## What the task asks
Locate the word "chart" in the entries below, then gather every line that holds it.

## Provided information
┄┄┄┄┄┄

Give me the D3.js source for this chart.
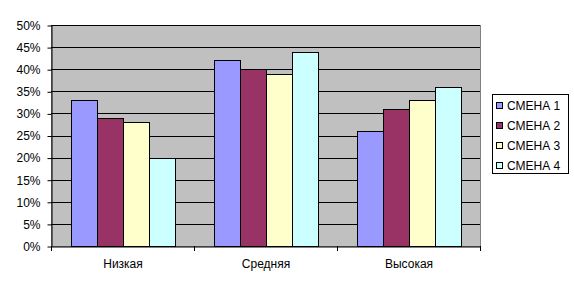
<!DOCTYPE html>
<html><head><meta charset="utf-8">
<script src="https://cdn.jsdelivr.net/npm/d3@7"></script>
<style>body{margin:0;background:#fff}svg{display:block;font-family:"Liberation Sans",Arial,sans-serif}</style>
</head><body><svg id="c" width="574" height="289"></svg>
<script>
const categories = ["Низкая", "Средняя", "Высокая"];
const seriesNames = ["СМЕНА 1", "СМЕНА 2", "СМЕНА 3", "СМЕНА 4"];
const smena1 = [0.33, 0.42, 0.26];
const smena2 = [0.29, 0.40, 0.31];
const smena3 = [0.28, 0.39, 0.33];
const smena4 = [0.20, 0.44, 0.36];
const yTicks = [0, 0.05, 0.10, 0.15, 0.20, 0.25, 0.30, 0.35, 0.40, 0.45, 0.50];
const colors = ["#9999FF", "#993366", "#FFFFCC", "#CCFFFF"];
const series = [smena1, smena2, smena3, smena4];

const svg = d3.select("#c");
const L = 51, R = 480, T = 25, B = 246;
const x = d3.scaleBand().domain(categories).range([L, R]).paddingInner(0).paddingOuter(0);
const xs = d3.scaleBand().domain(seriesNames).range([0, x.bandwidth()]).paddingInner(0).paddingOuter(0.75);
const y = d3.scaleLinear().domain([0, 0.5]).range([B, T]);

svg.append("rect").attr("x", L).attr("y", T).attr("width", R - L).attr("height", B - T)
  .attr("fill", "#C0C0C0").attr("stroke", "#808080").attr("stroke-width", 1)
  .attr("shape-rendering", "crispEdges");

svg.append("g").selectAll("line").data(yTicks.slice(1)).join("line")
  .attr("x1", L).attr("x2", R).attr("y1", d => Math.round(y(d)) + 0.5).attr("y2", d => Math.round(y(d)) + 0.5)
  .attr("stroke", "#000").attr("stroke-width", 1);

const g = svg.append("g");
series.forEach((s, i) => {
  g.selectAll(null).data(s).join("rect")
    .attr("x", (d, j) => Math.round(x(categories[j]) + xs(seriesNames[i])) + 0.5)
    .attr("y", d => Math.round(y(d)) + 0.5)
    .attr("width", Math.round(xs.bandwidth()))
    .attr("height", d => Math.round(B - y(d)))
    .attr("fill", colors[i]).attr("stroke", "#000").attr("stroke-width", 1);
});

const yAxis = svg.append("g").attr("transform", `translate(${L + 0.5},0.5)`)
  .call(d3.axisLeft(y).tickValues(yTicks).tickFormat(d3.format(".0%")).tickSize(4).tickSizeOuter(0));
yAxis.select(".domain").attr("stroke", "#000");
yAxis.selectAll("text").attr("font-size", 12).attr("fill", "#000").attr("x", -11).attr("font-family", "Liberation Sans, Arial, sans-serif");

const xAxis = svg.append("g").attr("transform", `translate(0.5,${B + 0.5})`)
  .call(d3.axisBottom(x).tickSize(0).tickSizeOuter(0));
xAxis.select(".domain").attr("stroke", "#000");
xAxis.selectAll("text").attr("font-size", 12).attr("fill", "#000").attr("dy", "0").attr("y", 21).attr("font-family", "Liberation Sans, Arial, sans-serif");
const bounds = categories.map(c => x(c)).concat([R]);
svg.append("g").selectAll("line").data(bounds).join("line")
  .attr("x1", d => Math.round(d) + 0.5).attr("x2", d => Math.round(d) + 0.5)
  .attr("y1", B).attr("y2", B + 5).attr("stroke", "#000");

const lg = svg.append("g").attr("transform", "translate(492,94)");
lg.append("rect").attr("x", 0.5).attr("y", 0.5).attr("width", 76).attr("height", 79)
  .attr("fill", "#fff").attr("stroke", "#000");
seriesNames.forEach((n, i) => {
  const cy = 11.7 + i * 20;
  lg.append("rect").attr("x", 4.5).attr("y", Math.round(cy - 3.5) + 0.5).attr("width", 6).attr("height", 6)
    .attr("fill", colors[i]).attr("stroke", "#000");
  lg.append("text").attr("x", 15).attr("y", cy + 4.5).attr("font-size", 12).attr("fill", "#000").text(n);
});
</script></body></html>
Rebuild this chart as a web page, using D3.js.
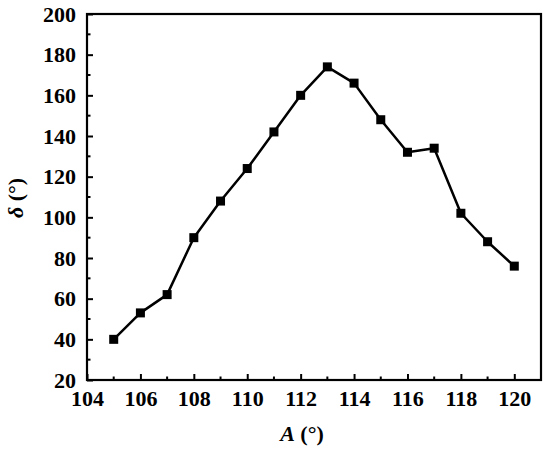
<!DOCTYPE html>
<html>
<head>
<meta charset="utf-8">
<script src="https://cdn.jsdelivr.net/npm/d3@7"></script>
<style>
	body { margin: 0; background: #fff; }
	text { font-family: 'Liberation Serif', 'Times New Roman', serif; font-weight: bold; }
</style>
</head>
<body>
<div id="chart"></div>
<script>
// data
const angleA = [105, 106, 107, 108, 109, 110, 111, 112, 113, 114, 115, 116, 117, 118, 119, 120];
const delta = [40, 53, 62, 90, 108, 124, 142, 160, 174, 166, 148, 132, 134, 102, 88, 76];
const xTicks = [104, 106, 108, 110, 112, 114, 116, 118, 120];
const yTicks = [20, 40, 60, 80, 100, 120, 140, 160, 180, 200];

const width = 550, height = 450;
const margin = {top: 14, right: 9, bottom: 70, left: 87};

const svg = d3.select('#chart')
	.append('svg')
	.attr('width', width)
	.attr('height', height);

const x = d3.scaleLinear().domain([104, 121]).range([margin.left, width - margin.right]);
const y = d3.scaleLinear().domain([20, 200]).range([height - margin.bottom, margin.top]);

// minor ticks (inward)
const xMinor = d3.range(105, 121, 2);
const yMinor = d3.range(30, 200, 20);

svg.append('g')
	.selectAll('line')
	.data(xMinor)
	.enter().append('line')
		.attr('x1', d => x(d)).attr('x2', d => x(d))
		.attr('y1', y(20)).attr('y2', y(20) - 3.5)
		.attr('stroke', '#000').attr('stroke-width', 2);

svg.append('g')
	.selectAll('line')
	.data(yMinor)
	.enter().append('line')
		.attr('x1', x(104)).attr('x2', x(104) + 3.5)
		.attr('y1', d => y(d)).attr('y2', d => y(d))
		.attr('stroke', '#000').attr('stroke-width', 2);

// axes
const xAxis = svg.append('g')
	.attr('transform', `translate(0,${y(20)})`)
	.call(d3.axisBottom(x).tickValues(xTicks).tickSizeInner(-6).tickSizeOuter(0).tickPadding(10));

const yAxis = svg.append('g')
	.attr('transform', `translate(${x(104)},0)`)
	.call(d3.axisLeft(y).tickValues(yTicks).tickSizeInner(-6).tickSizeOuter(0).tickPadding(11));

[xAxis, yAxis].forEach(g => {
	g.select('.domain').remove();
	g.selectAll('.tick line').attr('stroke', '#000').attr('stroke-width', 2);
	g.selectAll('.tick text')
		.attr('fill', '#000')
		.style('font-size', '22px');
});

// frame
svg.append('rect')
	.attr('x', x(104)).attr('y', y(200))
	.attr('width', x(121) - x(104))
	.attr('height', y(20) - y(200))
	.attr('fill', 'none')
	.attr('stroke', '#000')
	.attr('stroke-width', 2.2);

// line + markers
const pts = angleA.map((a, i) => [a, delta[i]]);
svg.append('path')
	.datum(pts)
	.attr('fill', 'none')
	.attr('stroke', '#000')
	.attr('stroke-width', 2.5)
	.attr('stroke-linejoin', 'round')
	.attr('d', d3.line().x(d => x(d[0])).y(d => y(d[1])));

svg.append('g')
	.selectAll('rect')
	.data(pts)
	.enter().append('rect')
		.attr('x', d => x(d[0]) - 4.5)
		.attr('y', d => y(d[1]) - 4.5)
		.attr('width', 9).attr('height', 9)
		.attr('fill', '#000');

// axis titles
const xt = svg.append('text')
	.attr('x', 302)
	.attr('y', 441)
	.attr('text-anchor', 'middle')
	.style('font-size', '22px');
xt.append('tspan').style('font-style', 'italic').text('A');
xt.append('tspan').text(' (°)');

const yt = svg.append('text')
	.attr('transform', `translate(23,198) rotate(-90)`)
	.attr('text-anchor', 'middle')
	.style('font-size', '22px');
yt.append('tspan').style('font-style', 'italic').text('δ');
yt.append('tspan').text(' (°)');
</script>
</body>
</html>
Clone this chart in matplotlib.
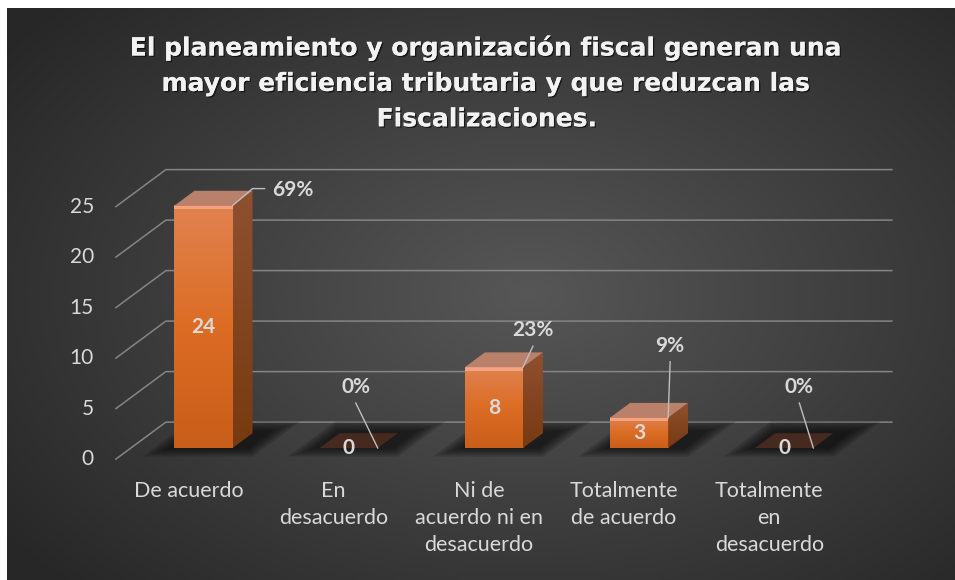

┄┄┄┄┄┄

## Correct output
Give me the D3.js source for this chart.
Rebuild this chart as a web page, using D3.js.
<div id="chart"></div>
const svg = d3.select('#chart')
Clone this chart in matplotlib.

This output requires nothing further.